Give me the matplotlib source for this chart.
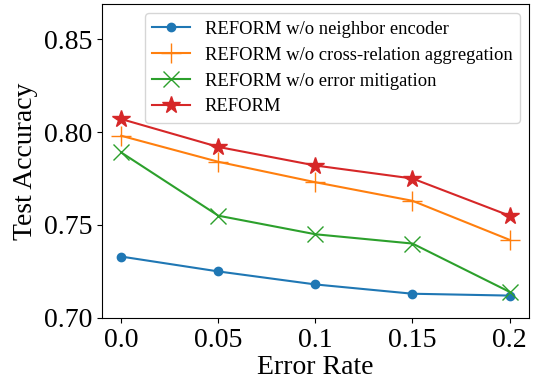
import matplotlib
matplotlib.use("Agg")
import matplotlib.pyplot as plt

plt.rcParams['font.family'] = ['Liberation Serif', 'DejaVu Serif']
plt.rcParams['mathtext.fontset'] = 'stix'

# Data
error_rates = ['0.0', '0.05', '0.1', '0.15', '0.2']
no_neighbor = [0.733, 0.725, 0.718, 0.713, 0.712]
no_cross = [0.798, 0.784, 0.773, 0.763, 0.742]
no_mitigation = [0.789, 0.755, 0.745, 0.740, 0.714]
reform = [0.807, 0.792, 0.782, 0.775, 0.755]

fig, ax = plt.subplots(figsize=(5.33, 3.83), dpi=100)
x = list(range(len(error_rates)))

ax.plot(x, no_neighbor, marker='o', markersize=6, color='#1f77b4', label='REFORM w/o neighbor encoder')
ax.plot(x, no_cross, marker='+', markersize=14, color='#ff7f0e', label='REFORM w/o cross-relation aggregation')
ax.plot(x, no_mitigation, marker='x', markersize=12, color='#2ca02c', label='REFORM w/o error mitigation')
ax.plot(x, reform, marker='*', markersize=13, color='#d62728', label='REFORM')

ax.set_xticks(x)
ax.set_xticklabels(error_rates)
ax.set_ylim(0.70, 0.869)
ax.set_yticks([0.70, 0.75, 0.80, 0.85])
ax.set_yticklabels(['0.70', '0.75', '0.80', '0.85'])
ax.tick_params(labelsize=20)
ax.set_xlabel('Error Rate', fontsize=20, labelpad=2)
ax.set_ylabel('Test Accuracy', fontsize=20, labelpad=4)

ax.legend(loc='upper right', fontsize=13.4, handlelength=2.0, handletextpad=0.8,
          borderpad=0.4, labelspacing=0.48, borderaxespad=0.5)

fig.subplots_adjust(left=0.191, right=0.9925, top=0.99, bottom=0.17)
fig.savefig('out.png', dpi=100)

* Exercise requirements: Starting at the top of the listing above, please restate word for word each line up to and including the one that holds "plt.rcParams['mathtext.fontset'] = 'stix'", omitting every image.

* Exercise solution:
Give me the matplotlib source for this chart.
import matplotlib
matplotlib.use("Agg")
import matplotlib.pyplot as plt

plt.rcParams['font.family'] = ['Liberation Serif', 'DejaVu Serif']
plt.rcParams['mathtext.fontset'] = 'stix'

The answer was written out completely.